Wenn eine sich die Freiheit nimmt, auf eine andere Weise zu singen und zu lesen, als es Gewohnheit ist.
Wenn eine ohne Aufmerksamkeit auf das göttliche Offizium ihre Augen umherschweifen läßt und so die Leichtfertigkeit ihres Geistes bekundet.
Wenn eine mit den Altargeräten unehrerbietig umgeht.
Wenn eine nicht zum Kapitel oder zur Arbeit oder zur Predigt kommt oder von der gemeinsamen Mahlzeit wegbleibt.
Wenn eine das, was allen insgemein aufgetragen wurde, wissentlich zu tun unterläßt.
Wenn sich eine in Erfüllung des ihr zugeteilten Amtes nachlässig erweist.
Wenn eine im Kapitel ohne Erlaubnis redet.
Wenn eine, die angeklagt wird, lauten Widerspruch dagegen erhebt.
Wenn eine sich erlaubt, eine andere aus Rache eines Fehlers zu beschuldigen, dessen sie selbst am nämlichen Tage (von ihr) angeklagt wurde.
Wenn eine im Benehmen oder in der Kleidung sich unordentlich zeigt.
Wenn eine eidliche Beteuerungen oder ungeziemende Worte vorbringt oder, was noch schlimmer ist, dies gewohnheitsmäßig tut.
Wenn eine streitet oder etwas sagt, wodurch die Schwestern beleidigt werden können.
Wenn eine jener, von der sie beleidigt worden ist, die Verzeihung verweigert, nachdem sie von ihr darum ersucht wurde.
Wenn eine ohne Erlaubnis in die Offizinen des Klosters geht.

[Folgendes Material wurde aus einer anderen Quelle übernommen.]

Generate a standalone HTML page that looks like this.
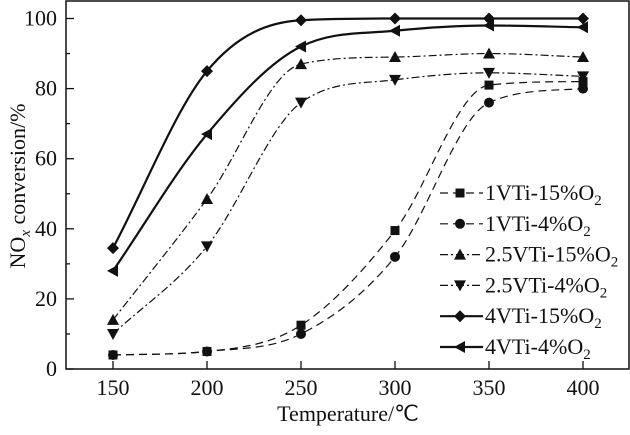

Für diese und ähnliche Pflichtverletzungen werde im Kapitel von der Präsidentin oder von der damit beauftragten Schwester eine Disziplin als Strafe erteilt! Jene aber, die die Schuldige angeklagt hat, darf diese Strafe nicht vollziehen noch auch eine noch junge Schwester an den älteren.